* What the task asks
Please, without the pictures, retype exactly the lines from the start of the material through the line that holds "text height=52pt, text".
— START Source excerpt —
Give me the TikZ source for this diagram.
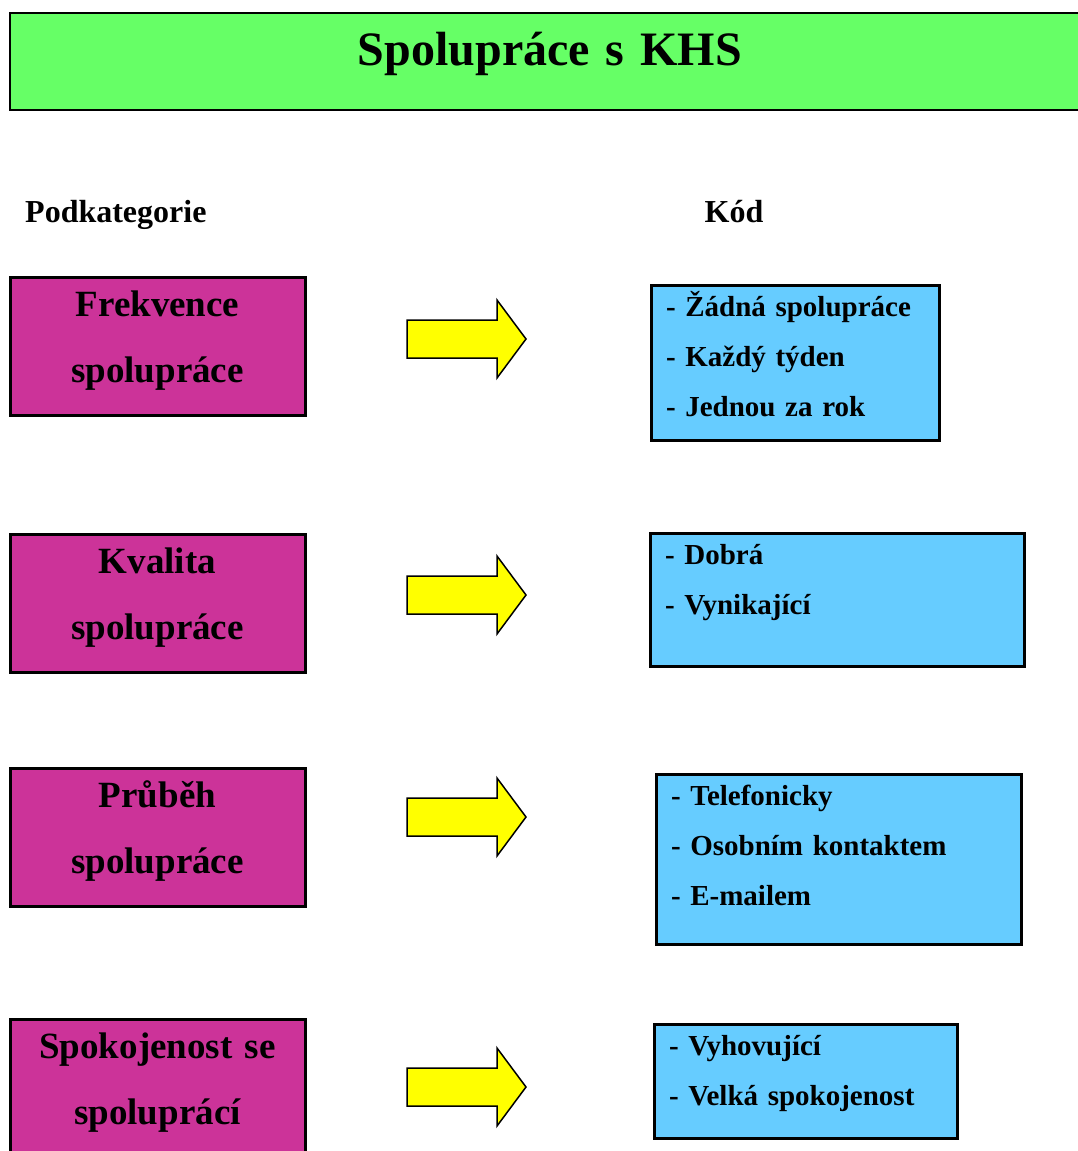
\documentclass[tikz,border=0pt]{standalone}
\usepackage{fontspec}
\setmainfont{Liberation Serif}
\definecolor{titlegreen}{HTML}{66FF66}
\definecolor{katmagenta}{HTML}{CC3399}
\definecolor{kodblue}{HTML}{66CCFF}
\definecolor{sipkayellow}{HTML}{FFFF00}
\tikzset{
  titlebox/.style={draw, line width=2pt, fill=titlegreen, anchor=north west,
    inner sep=0pt, outer sep=0pt, align=center, text width=1080pt,
    font=\bfseries\fontsize{48}{58}\selectfont},
  katbox/.style={draw, line width=3pt, fill=katmagenta, anchor=north west,
    inner xsep=5pt, inner ysep=0pt, outer sep=0pt, align=center, text width=285pt,
    text height=39pt, text depth=99pt,
    font=\bfseries\fontsize{37}{66}\selectfont},
  kodbox/.style={draw, line width=3pt, fill=kodblue, anchor=north west,
    inner xsep=15pt, inner ysep=0pt, outer sep=0pt, align=left, text height=31pt,
    font=\bfseries\fontsize{29}{50}\selectfont},
  heading/.style={font=\bfseries\fontsize{32}{36}\selectfont, inner sep=0pt},
  sipka/.style={draw, line width=1.5pt, fill=sipkayellow, line join=miter}
}
\begin{document}
\begin{tikzpicture}[x=1pt, y=-1pt]
  \useasboundingbox (0,0) rectangle (1078,1151);

  % Title
  \node[titlebox, text height=52pt, text depth=45pt] (nadpis) at (10,13) {Spolupráce s KHS};

  % Column headings
  \node[heading, anchor=base west] (podkat) at (25,222) {Podkategorie};
  \node[heading, anchor=base] (kod) at (734,222) {Kód};

  % Subcategories
  \node[katbox] (kat1) at (10,277) {Frekvence\\spolupráce};
  \node[katbox] (kat2) at (10,534) {Kvalita\\spolupráce};
  \node[katbox] (kat3) at (10,768) {Průběh\\spolupráce};
  \node[katbox] (kat4) at (10,1019) {Spokojenost se\\spoluprácí};

  % Codes
  \node[kodbox, text width=258pt, text depth=124pt] (kod1) at (651,285)
    {- Žádná spolupráce\\- Každý týden\\- Jednou za rok};
  \node[kodbox, text width=344pt, text depth=102pt] (kod2) at (650,533)
    {- Dobrá\\- Vynikající};
  \node[kodbox, text width=335pt, text depth=139pt] (kod3) at (656,774)
    {- Telefonicky\\- Osobním kontaktem\\- E-mailem};
  \node[kodbox, text width=273pt, text depth=83pt] (kod4) at (654,1024)
    {- Vyhovující\\- Velká spokojenost};

  % Block arrows
  \foreach \y in {339,595,817,1087} {
    \draw[sipka] (407,\y-19) -- (497,\y-19) -- (497,\y-39) -- (526,\y)
      -- (497,\y+39) -- (497,\y+19) -- (407,\y+19) -- cycle;
  }
\end{tikzpicture}
\end{document}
— END Source excerpt —
* Response
Give me the TikZ source for this diagram.
\documentclass[tikz,border=0pt]{standalone}
\usepackage{fontspec}
\setmainfont{Liberation Serif}
\definecolor{titlegreen}{HTML}{66FF66}
\definecolor{katmagenta}{HTML}{CC3399}
\definecolor{kodblue}{HTML}{66CCFF}
\definecolor{sipkayellow}{HTML}{FFFF00}
\tikzset{
  titlebox/.style={draw, line width=2pt, fill=titlegreen, anchor=north west,
    inner sep=0pt, outer sep=0pt, align=center, text width=1080pt,
    font=\bfseries\fontsize{48}{58}\selectfont},
  katbox/.style={draw, line width=3pt, fill=katmagenta, anchor=north west,
    inner xsep=5pt, inner ysep=0pt, outer sep=0pt, align=center, text width=285pt,
    text height=39pt, text depth=99pt,
    font=\bfseries\fontsize{37}{66}\selectfont},
  kodbox/.style={draw, line width=3pt, fill=kodblue, anchor=north west,
    inner xsep=15pt, inner ysep=0pt, outer sep=0pt, align=left, text height=31pt,
    font=\bfseries\fontsize{29}{50}\selectfont},
  heading/.style={font=\bfseries\fontsize{32}{36}\selectfont, inner sep=0pt},
  sipka/.style={draw, line width=1.5pt, fill=sipkayellow, line join=miter}
}
\begin{document}
\begin{tikzpicture}[x=1pt, y=-1pt]
  \useasboundingbox (0,0) rectangle (1078,1151);

  % Title
  \node[titlebox, text height=52pt, text depth=45pt] (nadpis) at (10,13) {Spolupráce s KHS};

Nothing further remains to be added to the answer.